_Objective:_
Copy the lines below as they are; omit the images they contain.

[start]

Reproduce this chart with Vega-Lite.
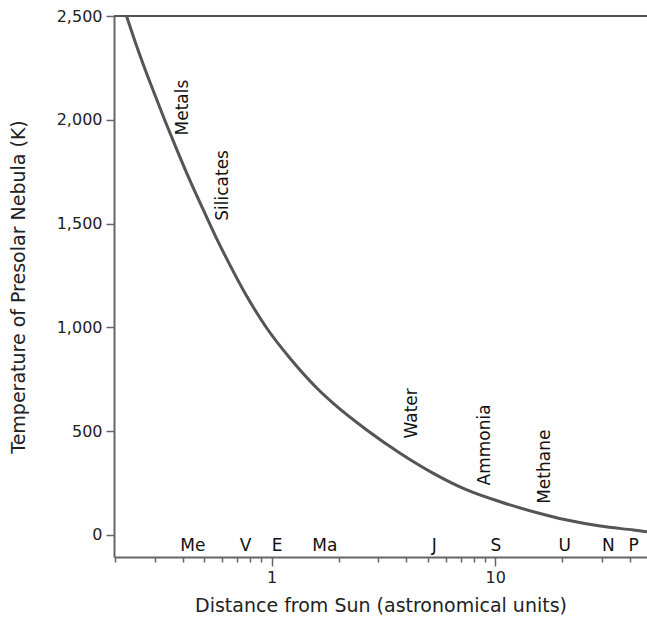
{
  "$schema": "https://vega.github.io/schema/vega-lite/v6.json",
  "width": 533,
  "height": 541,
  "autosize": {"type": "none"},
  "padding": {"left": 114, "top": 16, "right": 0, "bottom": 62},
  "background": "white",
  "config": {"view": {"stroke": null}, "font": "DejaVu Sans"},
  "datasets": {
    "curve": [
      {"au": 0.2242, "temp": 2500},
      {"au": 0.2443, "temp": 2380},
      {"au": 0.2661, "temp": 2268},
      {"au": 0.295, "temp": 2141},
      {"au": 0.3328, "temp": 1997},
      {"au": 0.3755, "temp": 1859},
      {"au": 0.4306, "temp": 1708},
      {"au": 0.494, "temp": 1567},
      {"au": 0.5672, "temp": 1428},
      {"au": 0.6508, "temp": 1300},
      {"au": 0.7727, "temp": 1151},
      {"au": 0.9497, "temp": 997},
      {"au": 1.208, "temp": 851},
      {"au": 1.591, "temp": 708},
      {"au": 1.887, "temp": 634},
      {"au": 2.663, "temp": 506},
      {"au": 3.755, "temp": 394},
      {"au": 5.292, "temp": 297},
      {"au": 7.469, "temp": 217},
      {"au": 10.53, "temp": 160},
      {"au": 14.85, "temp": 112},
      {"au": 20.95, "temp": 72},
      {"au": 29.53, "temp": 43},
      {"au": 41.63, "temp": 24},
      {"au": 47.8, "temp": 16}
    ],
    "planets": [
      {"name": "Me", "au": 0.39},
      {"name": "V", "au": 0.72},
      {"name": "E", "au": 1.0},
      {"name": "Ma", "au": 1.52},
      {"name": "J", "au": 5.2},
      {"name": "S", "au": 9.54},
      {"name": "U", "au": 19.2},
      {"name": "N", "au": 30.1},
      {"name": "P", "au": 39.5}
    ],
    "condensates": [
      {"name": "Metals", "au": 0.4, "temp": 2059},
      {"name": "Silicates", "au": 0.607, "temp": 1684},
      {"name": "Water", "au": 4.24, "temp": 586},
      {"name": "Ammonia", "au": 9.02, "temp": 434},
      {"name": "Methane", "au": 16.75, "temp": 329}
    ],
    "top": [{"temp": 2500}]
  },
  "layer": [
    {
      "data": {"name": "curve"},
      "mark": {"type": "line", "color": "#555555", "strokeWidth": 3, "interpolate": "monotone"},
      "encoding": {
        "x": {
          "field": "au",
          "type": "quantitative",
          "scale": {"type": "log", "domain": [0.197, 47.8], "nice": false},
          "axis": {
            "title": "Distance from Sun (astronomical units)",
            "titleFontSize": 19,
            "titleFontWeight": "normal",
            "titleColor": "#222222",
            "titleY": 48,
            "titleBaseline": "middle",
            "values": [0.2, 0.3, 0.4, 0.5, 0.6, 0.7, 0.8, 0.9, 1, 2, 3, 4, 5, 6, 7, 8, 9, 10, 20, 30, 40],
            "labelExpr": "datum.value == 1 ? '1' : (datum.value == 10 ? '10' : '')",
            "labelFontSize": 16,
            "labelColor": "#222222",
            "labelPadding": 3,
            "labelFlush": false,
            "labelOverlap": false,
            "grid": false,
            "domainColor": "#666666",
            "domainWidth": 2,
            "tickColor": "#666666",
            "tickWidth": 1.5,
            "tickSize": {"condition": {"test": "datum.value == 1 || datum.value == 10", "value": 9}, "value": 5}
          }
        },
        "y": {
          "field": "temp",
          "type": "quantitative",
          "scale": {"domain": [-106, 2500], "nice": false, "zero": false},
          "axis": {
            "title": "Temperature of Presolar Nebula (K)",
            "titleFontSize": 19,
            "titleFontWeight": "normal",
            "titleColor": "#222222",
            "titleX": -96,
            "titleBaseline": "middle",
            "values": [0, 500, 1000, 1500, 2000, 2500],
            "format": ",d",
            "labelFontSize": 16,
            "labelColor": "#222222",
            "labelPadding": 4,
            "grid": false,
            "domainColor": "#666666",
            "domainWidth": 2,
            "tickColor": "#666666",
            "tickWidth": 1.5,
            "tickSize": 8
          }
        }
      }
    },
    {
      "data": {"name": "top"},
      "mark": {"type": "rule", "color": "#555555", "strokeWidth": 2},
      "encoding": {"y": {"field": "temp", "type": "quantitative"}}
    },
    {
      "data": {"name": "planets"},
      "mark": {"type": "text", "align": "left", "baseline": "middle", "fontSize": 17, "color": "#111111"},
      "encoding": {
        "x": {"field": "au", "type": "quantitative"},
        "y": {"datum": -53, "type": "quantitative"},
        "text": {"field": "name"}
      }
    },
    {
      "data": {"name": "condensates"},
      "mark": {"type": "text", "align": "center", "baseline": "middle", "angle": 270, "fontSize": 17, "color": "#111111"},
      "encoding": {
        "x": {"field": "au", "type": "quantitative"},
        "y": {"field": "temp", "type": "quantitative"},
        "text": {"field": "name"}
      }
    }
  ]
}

[end]

_Worked solution:_
Reproduce this chart with Vega-Lite.
{
  "$schema": "https://vega.github.io/schema/vega-lite/v6.json",
  "width": 533,
  "height": 541,
  "autosize": {"type": "none"},
  "padding": {"left": 114, "top": 16, "right": 0, "bottom": 62},
  "background": "white",
  "config": {"view": {"stroke": null}, "font": "DejaVu Sans"},
  "datasets": {
    "curve": [
      {"au": 0.2242, "temp": 2500},
      {"au": 0.2443, "temp": 2380},
      {"au": 0.2661, "temp": 2268},
      {"au": 0.295, "temp": 2141},
      {"au": 0.3328, "temp": 1997},
      {"au": 0.3755, "temp": 1859},
      {"au": 0.4306, "temp": 1708},
      {"au": 0.494, "temp": 1567},
      {"au": 0.5672, "temp": 1428},
      {"au": 0.6508, "temp": 1300},
      {"au": 0.7727, "temp": 1151},
      {"au": 0.9497, "temp": 997},
      {"au": 1.208, "temp": 851},
      {"au": 1.591, "temp": 708},
      {"au": 1.887, "temp": 634},
      {"au": 2.663, "temp": 506},
      {"au": 3.755, "temp": 394},
      {"au": 5.292, "temp": 297},
      {"au": 7.469, "temp": 217},
      {"au": 10.53, "temp": 160},
      {"au": 14.85, "temp": 112},
      {"au": 20.95, "temp": 72},
      {"au": 29.53, "temp": 43},
      {"au": 41.63, "temp": 24},
      {"au": 47.8, "temp": 16}
    ],
    "planets": [
      {"name": "Me", "au": 0.39},
      {"name": "V", "au": 0.72},
      {"name": "E", "au": 1.0},
      {"name": "Ma", "au": 1.52},
      {"name": "J", "au": 5.2},
      {"name": "S", "au": 9.54},
      {"name": "U", "au": 19.2},
      {"name": "N", "au": 30.1},
      {"name": "P", "au": 39.5}
    ],
    "condensates": [
      {"name": "Metals", "au": 0.4, "temp": 2059},
      {"name": "Silicates", "au": 0.607, "temp": 1684},
      {"name": "Water", "au": 4.24, "temp": 586},
      {"name": "Ammonia", "au": 9.02, "temp": 434},
      {"name": "Methane", "au": 16.75, "temp": 329}
    ],
    "top": [{"temp": 2500}]
  },
  "layer": [
    {
      "data": {"name": "curve"},
      "mark": {"type": "line", "color": "#555555", "strokeWidth": 3, "interpolate": "monotone"},
      "encoding": {
        "x": {
          "field": "au",
          "type": "quantitative",
          "scale": {"type": "log", "domain": [0.197, 47.8], "nice": false},
          "axis": {
            "title": "Distance from Sun (astronomical units)",
            "titleFontSize": 19,
            "titleFontWeight": "normal",
            "titleColor": "#222222",
            "titleY": 48,
            "titleBaseline": "middle",
            "values": [0.2, 0.3, 0.4, 0.5, 0.6, 0.7, 0.8, 0.9, 1, 2, 3, 4, 5, 6, 7, 8, 9, 10, 20, 30, 40],
            "labelExpr": "datum.value == 1 ? '1' : (datum.value == 10 ? '10' : '')",
            "labelFontSize": 16,
            "labelColor": "#222222",
            "labelPadding": 3,
            "labelFlush": false,
            "labelOverlap": false,
            "grid": false,
            "domainColor": "#666666",
            "domainWidth": 2,
            "tickColor": "#666666",
            "tickWidth": 1.5,
            "tickSize": {"condition": {"test": "datum.value == 1 || datum.value == 10", "value": 9}, "value": 5}
          }
        },
        "y": {
          "field": "temp",
          "type": "quantitative",
          "scale": {"domain": [-106, 2500], "nice": false, "zero": false},
          "axis": {
            "title": "Temperature of Presolar Nebula (K)",
            "titleFontSize": 19,
            "titleFontWeight": "normal",
            "titleColor": "#222222",
            "titleX": -96,
            "titleBaseline": "middle",
            "values": [0, 500, 1000, 1500, 2000, 2500],
            "format": ",d",
            "labelFontSize": 16,
            "labelColor": "#222222",
            "labelPadding": 4,
            "grid": false,
            "domainColor": "#666666",
            "domainWidth": 2,
            "tickColor": "#666666",
            "tickWidth": 1.5,
            "tickSize": 8
          }
        }
      }
    },
    {
      "data": {"name": "top"},
      "mark": {"type": "rule", "color": "#555555", "strokeWidth": 2},
      "encoding": {"y": {"field": "temp", "type": "quantitative"}}
    },
    {
      "data": {"name": "planets"},
      "mark": {"type": "text", "align": "left", "baseline": "middle", "fontSize": 17, "color": "#111111"},
      "encoding": {
        "x": {"field": "au", "type": "quantitative"},
        "y": {"datum": -53, "type": "quantitative"},
        "text": {"field": "name"}
      }
    },
    {
      "data": {"name": "condensates"},
      "mark": {"type": "text", "align": "center", "baseline": "middle", "angle": 270, "fontSize": 17, "color": "#111111"},
      "encoding": {
        "x": {"field": "au", "type": "quantitative"},
        "y": {"field": "temp", "type": "quantitative"},
        "text": {"field": "name"}
      }
    }
  ]
}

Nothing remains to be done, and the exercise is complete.